En agosto de 2021 leímos en el Club de Lectura CCSS el libro de Anacristina Rossi, Limón Blues. Hace alrededor de unos quince años lo leí por primera vez. Recuerdo que en esa ocasión me develó parte importante de mi herencia cultural. La lectura del libro coincidió con mi primera visita a Limón y posteriores visitas recurrentes; así que fue en mi adultez cuando conocí un pequeño espacio de esa provincia.

Mi niñez, adolescencia y los primeros años de juventud los viví en Alajuelita. Durante esa época era un pequeño pueblo en el que buena parte de la población se dedicaba a la agricultura. No tengo recuerdos de compartir clase en la escuela con compañeros afrodescendientes y sí tuve alguna en el colegio; pero, a pesar de esa presencia, crecí con los discursos de la Suiza centroamericana y de que los ticos descendíamos directamente de los españoles.

Recuerdo que alguna vez en un teatro, una compañera de la universidad y yo vimos en una butaca a lo lejos a una joven tan blanca como la hoja sobre la que escribo; no recuerdo el motivo de la conversación, pero mi compañera fue enfática en señalar que ella sí era blanca, en comparación con el color de mi piel. Ese día se derrumbó uno de los mitos con los que había crecido: resulta que yo no era blanca. Fue un golpe para mí, ¿por qué mi piel no era tan blanca si desde siempre me habían dicho que yo lo era?

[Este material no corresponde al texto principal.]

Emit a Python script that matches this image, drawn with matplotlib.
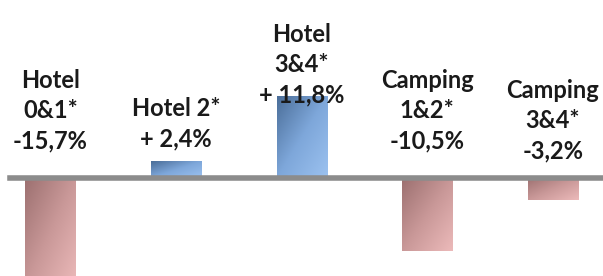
import matplotlib
matplotlib.use("Agg")
import matplotlib.pyplot as plt
import numpy as np
from matplotlib.colors import LinearSegmentedColormap

categories = ["Hotel\n0&1*", "Hotel 2*", "Hotel\n3&4*", "Camping\n1&2*", "Camping\n3&4*"]
values = [-15.7, 2.4, 11.8, -10.5, -3.2]
value_labels = ["-15,7%", "+ 2,4%", "+ 11,8%", "-10,5%", "-3,2%"]
label_bottoms = [3.7, 4.0, 10.3, 3.7, 2.2]  # data-y of label bottom

fig = plt.figure(figsize=(6.03, 2.76), dpi=100)
ax = fig.add_axes([0, 0, 1, 1])
ax.set_xlim(-0.402, 4.399)
ax.set_ylim(-14.1, 25.6)
ax.axis("off")

blue = LinearSegmentedColormap.from_list("b", ["#4a6d98", "#7ea7da", "#9cc2f0"])
red = LinearSegmentedColormap.from_list("r", ["#9c7070", "#c99898", "#ecbaba"])

x = np.arange(len(values))
bars = ax.bar(x, values, width=0.4, color="none", edgecolor="none", zorder=2)
yy, xx = np.mgrid[0:1:100j, 0:1:100j]
grad = (xx + yy) / 2
for b, v in zip(bars, values):
    x0, y0 = b.get_x(), b.get_y()
    w, h = b.get_width(), b.get_height()
    cmap = blue if v > 0 else red
    ylo, yhi = min(y0, y0 + h), max(y0, y0 + h)
    im = ax.imshow(grad, cmap=cmap, extent=[x0, x0 + w, ylo, yhi], origin="upper",
                   aspect="auto", zorder=2, interpolation="bicubic")
    im.set_clip_path(b)

ax.axhline(0, xmin=10 / 603, xmax=1, color="#8c8c8c", linewidth=4, zorder=3)
ax.set_xlim(-0.402, 4.399)
ax.set_ylim(-14.1, 25.6)

for xi, cat, vl, lb in zip(x, categories, value_labels, label_bottoms):
    ax.text(xi, lb, cat + "\n" + vl, ha="center", va="bottom", fontsize=17,
            family="Lato", fontweight="bold", color="#1a1a1a", linespacing=1.38,
            multialignment="center", zorder=4)

fig.savefig("out.png", dpi=100)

Y es por ahí por donde inicia el drama sobre el desconocimiento de nuestra herencia cultural; cuando racializamos a todas las personas y nos ubicamos de un lado y señalamos al otro como diferente. Lo más inquietante es que, al igual como hacemos cuando queremos definir a las personas por sus genitales, tendemos a establecer categorías dicotómicas: se es hombre o se es mujer y solo hay blancos y negros. Y llenamos esos extremos con todo lo que consideramos es un hombre y una mujer y lo que es una persona negra y una persona blanca (casualmente el libro de Anacristina Rossi también se trae abajo las concepciones de lo que es ser mujer y lo que es ser hombre). La idea es alejar el otro extremo lo más posible de lo que me dicen que soy yo, para que lo vea como algo totalmente ajeno, como el otro, sin posibilidad de conciliación, sin posibilidad de que algo de ese otro viva en mí.

Lo cierto es que somos más que nuestros genitales y más que el color de nuestra piel (el cual tiende a variar); lo que realmente nos conforma como individuos es esa herencia cultural que nos enriquece, esa experiencia de vida en la que cotidianamente nos cruzamos con otras personas que traen a su vez su propia herencia (algunas veces coincidente con la nuestra y enriquecida por su propia experiencia de vida).

Al final, la herencia no es algo fijo, todos los días se va enriqueciendo con el aporte que todos les damos a las nuevas generaciones. Negar un pasado o apropiarse de solo una parte de ese pasado, es negar lo que cada uno de nosotros es.

En el libro de Anacristina Rossi, Limón se convierte en un micromundo de lo que es Costa Rica. Ese pequeño pedazo de tierra en donde conviven los afrodescendientes con los indígenas (que estaban aquí antes de la llegada de los españoles), donde británicos, estadounidenses y alemanes (entre otros), conviven con ticos provenientes de la capital y de más allá (pues nos topamos también con guanacastecos y nicaragüenses).

Eso mismo es Costa Rica desde inicios del siglo veinte (que es cuando inicia Limón Blues) y eso es hoy, cuando nos movilizamos por cualquier lugar del país y escuchamos a las personas hablar en español, en inglés, en francés y en otras muchas lenguas que no podemos distinguir.

El mundo es muy pequeño y Costa Rica es un puntito en ese mundo que se ve enriquecido por el contacto (real y virtual) con otros países, otras regiones y otras culturas.